How to maintain an effectice research program
The discussion centered initially on the possibilities for and limitations of performing laboratory animal science research in the central animal units (CAU). Many such units are very small, often with only one or a few scientifically qualified member/s. It was agreed upon the necessity ofa minimum ”critical mass” of qualified people for the unit to be able to successfully conduct research and develop work within the field of laboratory animal science. It was pointed out, however, that it is necessary also for the small CAUs to get started, at whatever modest scale, to work and produce some publishable results, and thus slowly grow on their own merits. This was backed up by the firm belief that the laboratory animal scientists
should be able/allowed to contribute to the advancement of knowledge. Implicit in this is that it is vital for the development of the CAUs to have resources e.g. space, for research of their own.

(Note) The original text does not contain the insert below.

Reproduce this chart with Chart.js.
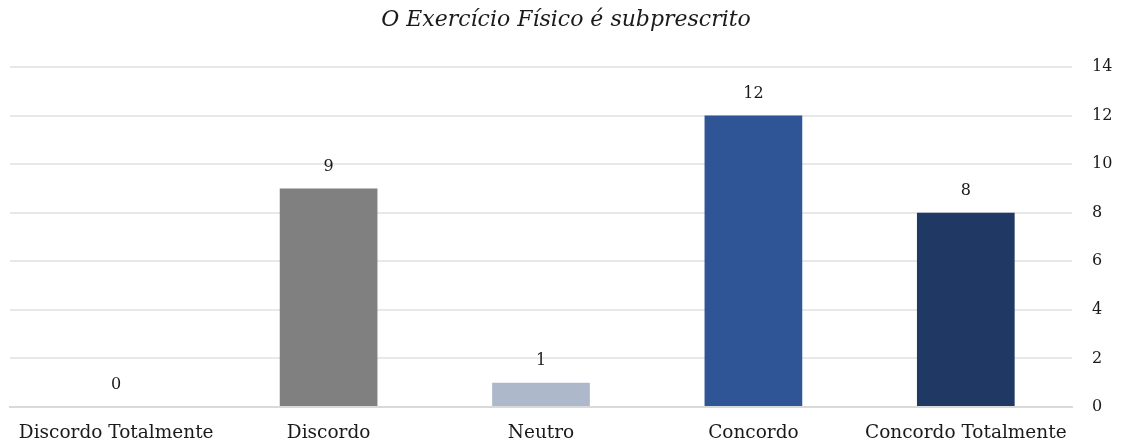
<!DOCTYPE html>
<html>
<head>
<meta charset="utf-8">
<script src="https://cdn.jsdelivr.net/npm/chart.js@4.4.1/dist/chart.umd.min.js"></script>
<style>
  html, body { margin: 0; padding: 0; background: #ffffff; }
  #wrap { width: 1122px; height: 445px; position: relative; }
</style>
</head>
<body>
<div id="wrap"><canvas id="chart"></canvas></div>
<script>
// Survey responses: "O Exercício Físico é subprescrito"
const categories = ['Discordo Totalmente', 'Discordo', 'Neutro', 'Concordo', 'Concordo Totalmente'];
const counts = [0, 9, 1, 12, 8];
const barColors = ['#808080', '#808080', '#adb9ca', '#2f5597', '#203864'];
const yTicks = [0, 2, 4, 6, 8, 10, 12, 14];

const FONT = '"DejaVu Serif", "Liberation Serif", serif';

// Writes each bar's value just above it
const valueLabels = {
  id: 'valueLabels',
  afterDatasetsDraw(chart) {
    const ctx = chart.ctx;
    const meta = chart.getDatasetMeta(0);
    ctx.save();
    ctx.font = '16px ' + FONT;
    ctx.fillStyle = '#1a1a1a';
    ctx.textAlign = 'center';
    ctx.textBaseline = 'bottom';
    meta.data.forEach((bar, i) => {
      ctx.fillText(String(counts[i]), bar.x, bar.y - 14);
    });
    ctx.restore();
  }
};

new Chart(document.getElementById('chart'), {
  type: 'bar',
  data: {
    labels: categories,
    datasets: [{
      data: counts,
      backgroundColor: barColors,
      borderWidth: 0,
      categoryPercentage: 1,
      barPercentage: 0.46
    }]
  },
  options: {
    responsive: true,
    maintainAspectRatio: false,
    animation: false,
    layout: { padding: { left: 10, right: 0, top: 0, bottom: 0 } },
    plugins: {
      legend: { display: false },
      tooltip: { enabled: false },
      title: {
        display: true,
        text: 'O Exercício Físico é subprescrito',
        color: '#1a1a1a',
        font: { family: FONT, size: 22, style: 'italic', weight: 'normal', lineHeight: 1.2 },
        padding: { top: 7, bottom: 33.6 }
      }
    },
    scales: {
      x: {
        afterFit(axis) { axis.height = 38; },
        grid: { display: false, drawTicks: false },
        border: { display: true, color: '#d9d9d9', width: 2 },
        ticks: {
          color: '#1a1a1a',
          padding: 17,
          maxRotation: 0,
          autoSkip: false,
          font: { family: FONT, size: 18.5, lineHeight: 1 }
        }
      },
      y: {
        position: 'right',
        min: 0,
        max: 14,
        afterFit(axis) { axis.width = 50; },
        afterBuildTicks(axis) { axis.ticks = yTicks.map(v => ({ value: v })); },
        grid: { color: '#e8e8e8', lineWidth: 2, drawTicks: false },
        border: { display: false },
        ticks: {
          color: '#1a1a1a',
          padding: 20,
          font: { family: FONT, size: 16, lineHeight: 1 }
        }
      }
    }
  },
  plugins: [valueLabels]
});
</script>
</body>
</html>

Next to be discussed was the publication strategies within the CAUs. It was agreed upon that the scientific as well as the technical staff of the CAU could be co-authors on any publication arising as a result of work being done in the CAU. This should, however, be based upon an active scientific contribution from the CAU member, such as being an active part in the planning of the experimental series and/or contributing actively to its conduct. It must be remembered that a CAU, from the point of view of scientists in general, is a service unit, similar to other kinds of service laboratories.
Finally it was emphasised that the director of a CAU has considerable ethical obligations, covering all the work being done on animals in the unit. This could also mean that ”negative” results or problems arising in a particular project e.g. the modifying effect of an intercurrent infection on experimental results, might be turned into useful information for the field of laboratory animal science.